Show all lines holding the string "this".

◆ Data shown:
++++++++

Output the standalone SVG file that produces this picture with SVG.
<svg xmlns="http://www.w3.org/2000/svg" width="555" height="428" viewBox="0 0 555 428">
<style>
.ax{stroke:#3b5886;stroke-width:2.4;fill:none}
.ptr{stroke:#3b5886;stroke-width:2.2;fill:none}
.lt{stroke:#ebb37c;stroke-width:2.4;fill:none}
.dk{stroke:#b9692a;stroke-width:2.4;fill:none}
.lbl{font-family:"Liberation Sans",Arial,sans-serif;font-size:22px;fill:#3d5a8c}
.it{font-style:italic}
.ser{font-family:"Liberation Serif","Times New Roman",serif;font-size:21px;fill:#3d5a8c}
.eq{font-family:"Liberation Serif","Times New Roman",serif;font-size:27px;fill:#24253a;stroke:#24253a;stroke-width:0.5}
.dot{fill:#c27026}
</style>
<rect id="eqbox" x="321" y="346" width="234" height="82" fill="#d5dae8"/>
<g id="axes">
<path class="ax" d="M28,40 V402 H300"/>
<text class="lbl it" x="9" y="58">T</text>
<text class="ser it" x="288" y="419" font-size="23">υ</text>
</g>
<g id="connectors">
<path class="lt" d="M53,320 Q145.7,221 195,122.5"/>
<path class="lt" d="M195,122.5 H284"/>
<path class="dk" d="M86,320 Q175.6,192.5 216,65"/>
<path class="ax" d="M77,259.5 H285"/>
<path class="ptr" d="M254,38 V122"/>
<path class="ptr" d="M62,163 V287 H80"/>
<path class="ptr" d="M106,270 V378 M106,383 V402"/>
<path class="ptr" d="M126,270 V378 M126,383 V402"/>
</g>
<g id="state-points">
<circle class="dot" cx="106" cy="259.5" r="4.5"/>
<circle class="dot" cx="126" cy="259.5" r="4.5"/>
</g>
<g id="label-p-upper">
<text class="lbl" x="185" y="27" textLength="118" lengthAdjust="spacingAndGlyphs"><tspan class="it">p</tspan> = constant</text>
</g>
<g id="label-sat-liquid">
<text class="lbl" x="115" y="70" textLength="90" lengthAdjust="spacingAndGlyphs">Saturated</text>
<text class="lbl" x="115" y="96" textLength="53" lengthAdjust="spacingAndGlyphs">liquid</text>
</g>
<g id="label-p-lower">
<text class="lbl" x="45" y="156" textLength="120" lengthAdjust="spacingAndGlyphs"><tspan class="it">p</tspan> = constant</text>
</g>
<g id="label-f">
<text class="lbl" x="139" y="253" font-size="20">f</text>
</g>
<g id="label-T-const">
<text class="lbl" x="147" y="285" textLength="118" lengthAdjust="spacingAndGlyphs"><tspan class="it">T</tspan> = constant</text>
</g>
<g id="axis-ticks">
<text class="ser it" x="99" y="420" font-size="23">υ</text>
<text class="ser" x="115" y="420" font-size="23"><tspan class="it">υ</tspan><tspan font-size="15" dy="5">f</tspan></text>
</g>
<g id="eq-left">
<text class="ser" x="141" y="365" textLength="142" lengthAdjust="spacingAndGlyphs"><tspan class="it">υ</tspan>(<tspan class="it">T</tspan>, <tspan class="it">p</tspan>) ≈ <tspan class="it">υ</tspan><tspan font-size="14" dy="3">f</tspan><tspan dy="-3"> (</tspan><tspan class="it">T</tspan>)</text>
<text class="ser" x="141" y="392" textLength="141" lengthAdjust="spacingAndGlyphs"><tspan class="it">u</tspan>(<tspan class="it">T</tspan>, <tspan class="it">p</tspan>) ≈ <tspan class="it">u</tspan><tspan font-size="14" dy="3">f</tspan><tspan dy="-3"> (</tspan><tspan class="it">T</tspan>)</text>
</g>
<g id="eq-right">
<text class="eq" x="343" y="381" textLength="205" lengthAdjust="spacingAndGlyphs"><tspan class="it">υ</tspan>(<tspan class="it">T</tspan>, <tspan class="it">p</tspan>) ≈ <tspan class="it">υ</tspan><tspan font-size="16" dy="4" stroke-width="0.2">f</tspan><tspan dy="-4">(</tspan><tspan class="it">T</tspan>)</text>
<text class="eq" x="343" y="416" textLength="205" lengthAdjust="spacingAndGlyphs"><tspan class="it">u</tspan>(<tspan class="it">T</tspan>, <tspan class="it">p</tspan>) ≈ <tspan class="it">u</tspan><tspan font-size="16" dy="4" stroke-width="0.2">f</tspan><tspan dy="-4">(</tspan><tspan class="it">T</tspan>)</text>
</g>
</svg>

++++++++

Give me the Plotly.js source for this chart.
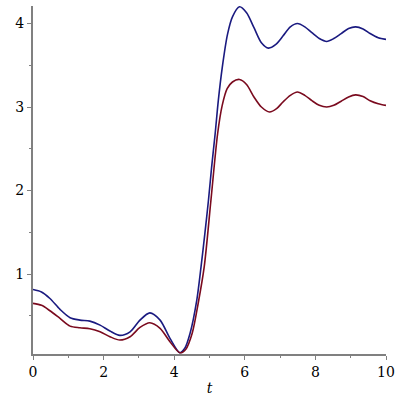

++++++++

◆ Expected answer:
Output the standalone SVG file that produces this picture with SVG.
Give me the Plotly.js source for this chart.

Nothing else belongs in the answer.